A second complaint about Dreamwidth is that it's difficult to find other users on the platform. No suggestion algorithms, no easy repost options, no starter packs, nothing like that. No content being pushed to your reading page but the stuff you specifically want. "Growth," especially VC or ad-funded growth, demands engagement, and the algorithms that prioritize engagement are often specifically about pouring people you are diametrically opposed to into your feeds, no matter how many blocks and filters you put up to keep them out. And eventually, the advertisers start demanding that certain content should be disallowed on the perform, lest their ads be put next to content that people will complain to the advertiser about. Which usually causes purges and people moving platforms. Dreamwidth doesn't want that.
Finally, while it's entirely possible for Dreamwidth to be used as a microblogging or shitposting platform, it's garnered a reputation as a long-form blog space, with profundity required, and it doesn't give much in the way of hand-holding about how to post or anything else. So there's effort required there, as well as for finding people to read and comment on. You have to work to use Dreamwidth, and any attempt at growing the platform at any scale would have to reduce the friction of interaction and of posting. There's a delicate balance between being attractive enough for people to put on the effort and having enough friction in place so as to prevent the place from being overrun by robots and spam.

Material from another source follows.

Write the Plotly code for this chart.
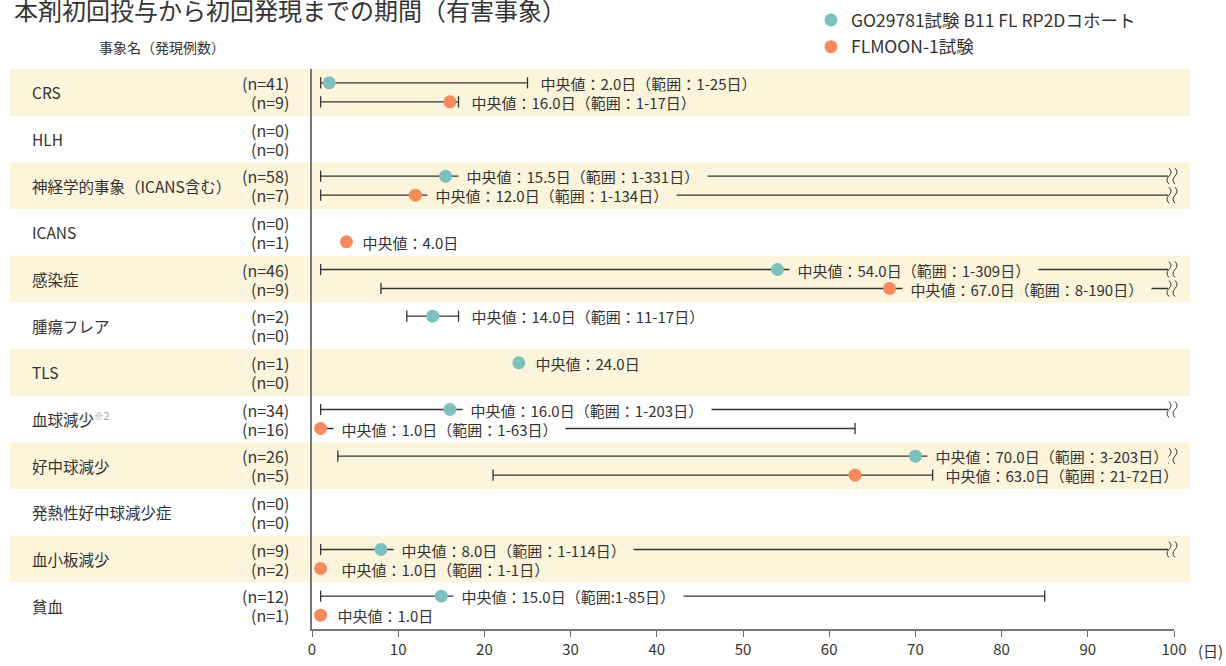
import plotly.graph_objects as go

# event categories, top to bottom
categories = ["CRS", "HLH", "神経学的事象（ICANS含む）", "ICANS", "感染症", "腫瘍フレア", "TLS",
              "血球減少<span style='font-size:14px;color:#999'><sup>※2</sup></span>",
              "好中球減少", "発熱性好中球減少症", "血小板減少", "貧血"]

# GO29781 B11 FL RP2D cohort
n_go = [41, 0, 58, 0, 46, 2, 1, 34, 26, 0, 9, 12]
med_go = [2.0, None, 15.5, None, 54.0, 14.0, 24.0, 16.0, 70.0, None, 8.0, 15.0]
lo_go = [1, None, 1, None, 1, 11, None, 1, 3, None, 1, 1]
hi_go = [25, None, 331, None, 309, 17, None, 203, 203, None, 114, 85]

# FLMOON-1
n_fl = [9, 0, 7, 1, 9, 0, 0, 16, 5, 0, 2, 1]
med_fl = [16.0, None, 12.0, 4.0, 67.0, None, None, 1.0, 63.0, None, 1.0, 1.0]
lo_fl = [1, None, 1, None, 8, None, None, 1, 21, None, 1, None]
hi_fl = [17, None, 134, None, 190, None, None, 63, 72, None, 1, None]

x_ticks = [0, 10, 20, 30, 40, 50, 60, 70, 80, 90, 100]

W, H = 1226, 666
L, R, T, B = 312, 52, 69, 37
PX_DAY = (W - L - R) / 100
ROW_OFF = 9.5 / ((H - T - B) / len(categories))
CLIP = 99.3
BAND = "#fdf4dc"
INK = "#333333"
FONT = "Noto Sans CJK JP"
TEAL = "#7cc1bd"
ORANGE = "#f68a5c"
SQUIGGLE = "M-5,-8 Q-9,-4 -5,0 Q-1,4 -5,8 M1,-8 Q-3,-4 1,0 Q5,4 1,8"
PAD = "\u2002"


def text_px(s, size=15):
    return sum(size if ord(c) > 0x2000 else size * 0.56 for c in s)


def px_x(px):
    return (px - L) / (W - L - R)


def px_y(px):
    return 1 + (T - px) / (H - T - B)


def row_paper(y):
    return 1 - (y + 0.5) / len(categories)


fig = go.Figure()
annotations = []
shapes = []

for i in range(len(categories)):
    if i % 2 == 0:
        shapes.append(dict(type="rect", xref="paper", yref="y", x0=px_x(10), x1=px_x(1190),
                           y0=i - 0.5, y1=i + 0.5, fillcolor=BAND, line_width=0, layer="below"))
    annotations.append(dict(xref="paper", yref="y", x=px_x(30), y=i, xanchor="left", text=categories[i],
                            showarrow=False, font=dict(size=15.5, color=INK)))

series = [
    ("GO29781試験 B11 FL RP2Dコホート", TEAL, n_go, med_go, lo_go, hi_go, -ROW_OFF),
    ("FLMOON-1試験", ORANGE, n_fl, med_fl, lo_fl, hi_fl, ROW_OFF),
]

for name, color, n, med, lo, hi, off in series:
    lx, ly, cx, cy, mx, my = [], [], [], [], [], []
    for i in range(len(categories)):
        y = i + off
        annotations.append(dict(xref="paper", yref="y", x=px_x(291), y=y, xanchor="right",
                                text=f"(n={n[i]})", showarrow=False, font=dict(size=16, color=INK)))
        if med[i] is None:
            continue
        mx.append(med[i])
        my.append(y)
        label = f"中央値：{med[i]:.1f}日"
        if lo[i] is not None:
            colon = ":" if i == len(categories) - 1 and off < 0 else "："
            label += f"（範囲{colon}{lo[i]}-{hi[i]}日）"
            lx += [lo[i], min(hi[i], CLIP), None]
            ly += [y, y, None]
            cx.append(lo[i])
            cy.append(y)
            if hi[i] <= 100:
                cx.append(hi[i])
                cy.append(y)
            else:
                # break mark where the range runs past the axis end
                shapes.append(dict(type="path", xref="paper", yref="paper", xsizemode="pixel",
                                   ysizemode="pixel", xanchor=1, yanchor=row_paper(y), path=SQUIGGLE,
                                   line=dict(color=INK, width=1), layer="above"))
        width_days = text_px(label) / PX_DAY
        if lo[i] is None:
            anchor, shift = med[i], 8
        elif med[i] + width_days + 3 < hi[i] or hi[i] <= med[i]:
            anchor, shift = med[i], 12
        else:
            anchor, shift = hi[i], 4
        # keep the break mark visible when the label runs up to the axis end
        end_px = anchor * PX_DAY + shift + text_px(label) + 15
        tail = "" if end_px > 100 * PX_DAY - 10 else PAD
        # label box masks the range line behind the text
        annotations.append(dict(xref="x", yref="y", x=anchor, y=y, xanchor="left", xshift=shift,
                                text=PAD + label + tail, showarrow=False, font=dict(size=15, color=INK),
                                height=20, borderpad=0,
                                bgcolor=BAND if i % 2 == 0 else "white"))
    fig.add_trace(go.Scatter(x=lx, y=ly, mode="lines", line=dict(color=INK, width=1.3),
                             showlegend=False, hoverinfo="skip", cliponaxis=False))
    fig.add_trace(go.Scatter(x=cx, y=cy, mode="markers", showlegend=False, hoverinfo="skip",
                             marker=dict(symbol="line-ns", size=8, line=dict(color=INK, width=1.3)),
                             cliponaxis=False))
    fig.add_trace(go.Scatter(x=mx, y=my, mode="markers", name=name, legendgroup=name, cliponaxis=False,
                             marker=dict(size=13, color=color)))

annotations += [
    dict(xref="paper", yref="paper", x=px_x(12), y=px_y(10), xanchor="left", yanchor="middle",
         text="本剤初回投与から初回発現までの期間（有害事象）", showarrow=False, font=dict(size=24, color=INK)),
    dict(xref="paper", yref="paper", x=px_x(97), y=px_y(47), xanchor="left", yanchor="middle",
         text="事象名（発現例数）", showarrow=False, font=dict(size=14, color=INK)),
    dict(xref="paper", yref="paper", x=px_x(1196), y=px_y(650), xanchor="left", yanchor="middle",
         text="(日)", showarrow=False, font=dict(size=15, color=INK)),
]

fig.update_xaxes(range=[0, 100], tickvals=x_ticks, ticks="outside", ticklen=6, tickcolor="#666",
                 showline=True, linecolor="#777", linewidth=1.5, showgrid=False, zeroline=False,
                 tickfont=dict(size=15, color=INK))
fig.update_yaxes(range=[len(categories) - 0.5, -0.5], showticklabels=False, showgrid=False,
                 zeroline=False, showline=True, linecolor="#777", linewidth=2)
fig.update_layout(
    width=W, height=H, margin=dict(l=L, r=R, t=T, b=B, autoexpand=False),
    plot_bgcolor="rgba(0,0,0,0)", paper_bgcolor="white",
    font=dict(family=FONT, color=INK),
    shapes=shapes, annotations=annotations,
    legend=dict(x=px_x(811), y=px_y(2), xanchor="left", yanchor="top", itemwidth=30,
                font=dict(size=17.5, color=INK), bgcolor="rgba(0,0,0,0)", tracegroupgap=1),
)

# drop the default page margin so the figure sits at the window's top-left corner
fig.write_html("out.html", config={"displayModeBar": False},
               post_script="document.body.style.margin='0';")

As it is currently set up, Dreamwidth discourages the kind of things that other platforms chasing scale routinely adopt. The people who are here like it in sufficient numbers to keep the lights on and the posts flowing through their support. And Dreamwidth works reasonably well as that backstop of "the place that's still there and that's unlikely to purge your content," so every time some other platform chooses the ads over the users (as they have to), Dreamwidth gets a few more people and a few more people putting in the investment of making the platform work for them and finding other people to interact with.
It doesn't mean it's a perfect platform, but the way that it's being run seems to be sustainable and effective without having to chase things that would be anathema to the user base or a death knell to the platform. In that sense, Dreamwidth has already been a runaway success and continues to be.